## STATED PROBLEM
Your task is to copy the listing exactly, with the pictures left out.

## PROVIDED DATA
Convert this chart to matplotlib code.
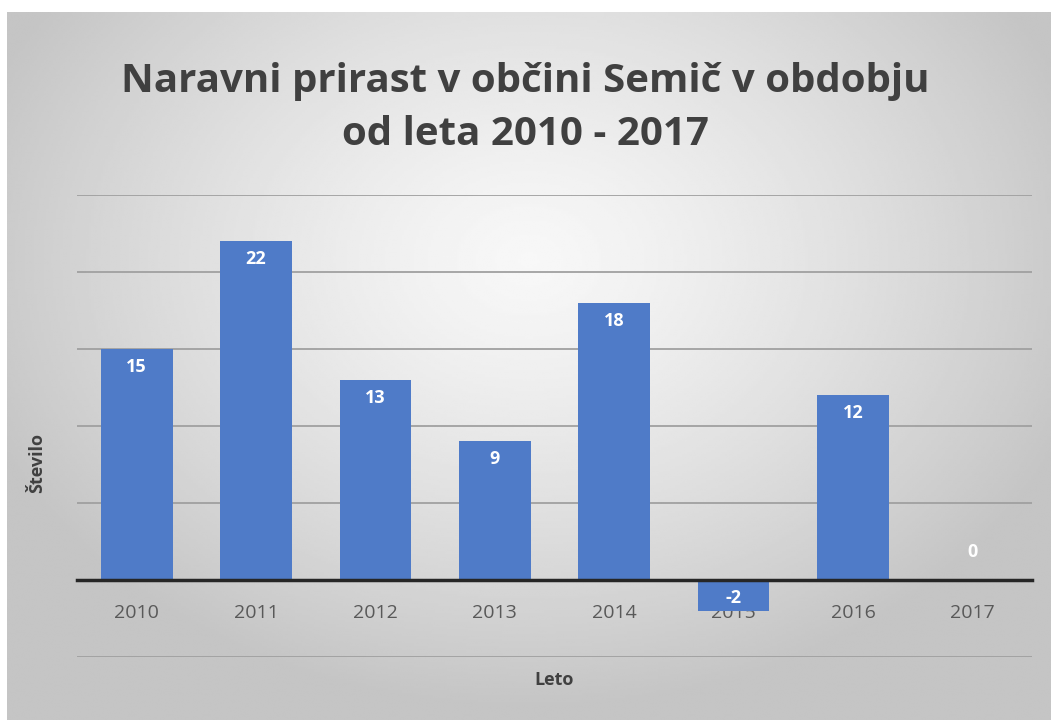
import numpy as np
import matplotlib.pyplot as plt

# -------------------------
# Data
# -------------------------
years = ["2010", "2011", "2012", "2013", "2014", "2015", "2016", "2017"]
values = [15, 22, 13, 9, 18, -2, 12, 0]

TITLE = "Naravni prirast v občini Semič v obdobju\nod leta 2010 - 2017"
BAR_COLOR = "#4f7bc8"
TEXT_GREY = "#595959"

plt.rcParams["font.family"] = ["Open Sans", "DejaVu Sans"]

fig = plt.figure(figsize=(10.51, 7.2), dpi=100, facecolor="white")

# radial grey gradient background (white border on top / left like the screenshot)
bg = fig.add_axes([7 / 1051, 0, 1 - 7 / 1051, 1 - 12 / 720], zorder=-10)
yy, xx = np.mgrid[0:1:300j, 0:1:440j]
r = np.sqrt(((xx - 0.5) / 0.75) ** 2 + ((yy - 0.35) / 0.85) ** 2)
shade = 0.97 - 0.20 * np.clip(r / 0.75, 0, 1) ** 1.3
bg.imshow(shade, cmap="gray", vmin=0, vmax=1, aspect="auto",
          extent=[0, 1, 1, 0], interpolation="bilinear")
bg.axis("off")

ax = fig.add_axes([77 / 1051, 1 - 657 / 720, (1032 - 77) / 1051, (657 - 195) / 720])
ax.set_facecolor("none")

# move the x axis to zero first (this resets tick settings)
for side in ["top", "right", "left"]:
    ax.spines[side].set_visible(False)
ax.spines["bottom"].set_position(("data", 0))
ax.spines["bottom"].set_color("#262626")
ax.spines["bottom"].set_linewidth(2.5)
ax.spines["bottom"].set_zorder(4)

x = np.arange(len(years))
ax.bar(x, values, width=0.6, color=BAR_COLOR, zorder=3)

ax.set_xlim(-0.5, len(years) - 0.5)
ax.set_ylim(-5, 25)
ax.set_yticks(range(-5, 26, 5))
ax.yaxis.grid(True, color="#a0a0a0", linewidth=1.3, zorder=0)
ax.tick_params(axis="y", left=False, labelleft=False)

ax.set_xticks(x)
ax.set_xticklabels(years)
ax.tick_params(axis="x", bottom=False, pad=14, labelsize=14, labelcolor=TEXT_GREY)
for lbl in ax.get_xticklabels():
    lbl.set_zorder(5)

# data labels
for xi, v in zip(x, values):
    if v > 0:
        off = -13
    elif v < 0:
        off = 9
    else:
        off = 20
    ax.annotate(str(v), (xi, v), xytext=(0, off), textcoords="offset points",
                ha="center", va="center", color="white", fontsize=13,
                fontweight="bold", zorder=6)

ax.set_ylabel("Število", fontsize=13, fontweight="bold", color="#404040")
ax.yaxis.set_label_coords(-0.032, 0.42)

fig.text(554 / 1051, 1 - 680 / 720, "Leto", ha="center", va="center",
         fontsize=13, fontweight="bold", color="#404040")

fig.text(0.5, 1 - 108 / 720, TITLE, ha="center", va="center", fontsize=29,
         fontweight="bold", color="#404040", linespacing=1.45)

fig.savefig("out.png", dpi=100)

## FULL RESPONSE
Convert this chart to matplotlib code.
import numpy as np
import matplotlib.pyplot as plt

# -------------------------
# Data
# -------------------------
years = ["2010", "2011", "2012", "2013", "2014", "2015", "2016", "2017"]
values = [15, 22, 13, 9, 18, -2, 12, 0]

TITLE = "Naravni prirast v občini Semič v obdobju\nod leta 2010 - 2017"
BAR_COLOR = "#4f7bc8"
TEXT_GREY = "#595959"

plt.rcParams["font.family"] = ["Open Sans", "DejaVu Sans"]

fig = plt.figure(figsize=(10.51, 7.2), dpi=100, facecolor="white")

# radial grey gradient background (white border on top / left like the screenshot)
bg = fig.add_axes([7 / 1051, 0, 1 - 7 / 1051, 1 - 12 / 720], zorder=-10)
yy, xx = np.mgrid[0:1:300j, 0:1:440j]
r = np.sqrt(((xx - 0.5) / 0.75) ** 2 + ((yy - 0.35) / 0.85) ** 2)
shade = 0.97 - 0.20 * np.clip(r / 0.75, 0, 1) ** 1.3
bg.imshow(shade, cmap="gray", vmin=0, vmax=1, aspect="auto",
          extent=[0, 1, 1, 0], interpolation="bilinear")
bg.axis("off")

ax = fig.add_axes([77 / 1051, 1 - 657 / 720, (1032 - 77) / 1051, (657 - 195) / 720])
ax.set_facecolor("none")

# move the x axis to zero first (this resets tick settings)
for side in ["top", "right", "left"]:
    ax.spines[side].set_visible(False)
ax.spines["bottom"].set_position(("data", 0))
ax.spines["bottom"].set_color("#262626")
ax.spines["bottom"].set_linewidth(2.5)
ax.spines["bottom"].set_zorder(4)

x = np.arange(len(years))
ax.bar(x, values, width=0.6, color=BAR_COLOR, zorder=3)

ax.set_xlim(-0.5, len(years) - 0.5)
ax.set_ylim(-5, 25)
ax.set_yticks(range(-5, 26, 5))
ax.yaxis.grid(True, color="#a0a0a0", linewidth=1.3, zorder=0)
ax.tick_params(axis="y", left=False, labelleft=False)

ax.set_xticks(x)
ax.set_xticklabels(years)
ax.tick_params(axis="x", bottom=False, pad=14, labelsize=14, labelcolor=TEXT_GREY)
for lbl in ax.get_xticklabels():
    lbl.set_zorder(5)

# data labels
for xi, v in zip(x, values):
    if v > 0:
        off = -13
    elif v < 0:
        off = 9
    else:
        off = 20
    ax.annotate(str(v), (xi, v), xytext=(0, off), textcoords="offset points",
                ha="center", va="center", color="white", fontsize=13,
                fontweight="bold", zorder=6)

ax.set_ylabel("Število", fontsize=13, fontweight="bold", color="#404040")
ax.yaxis.set_label_coords(-0.032, 0.42)

fig.text(554 / 1051, 1 - 680 / 720, "Leto", ha="center", va="center",
         fontsize=13, fontweight="bold", color="#404040")

fig.text(0.5, 1 - 108 / 720, TITLE, ha="center", va="center", fontsize=29,
         fontweight="bold", color="#404040", linespacing=1.45)

fig.savefig("out.png", dpi=100)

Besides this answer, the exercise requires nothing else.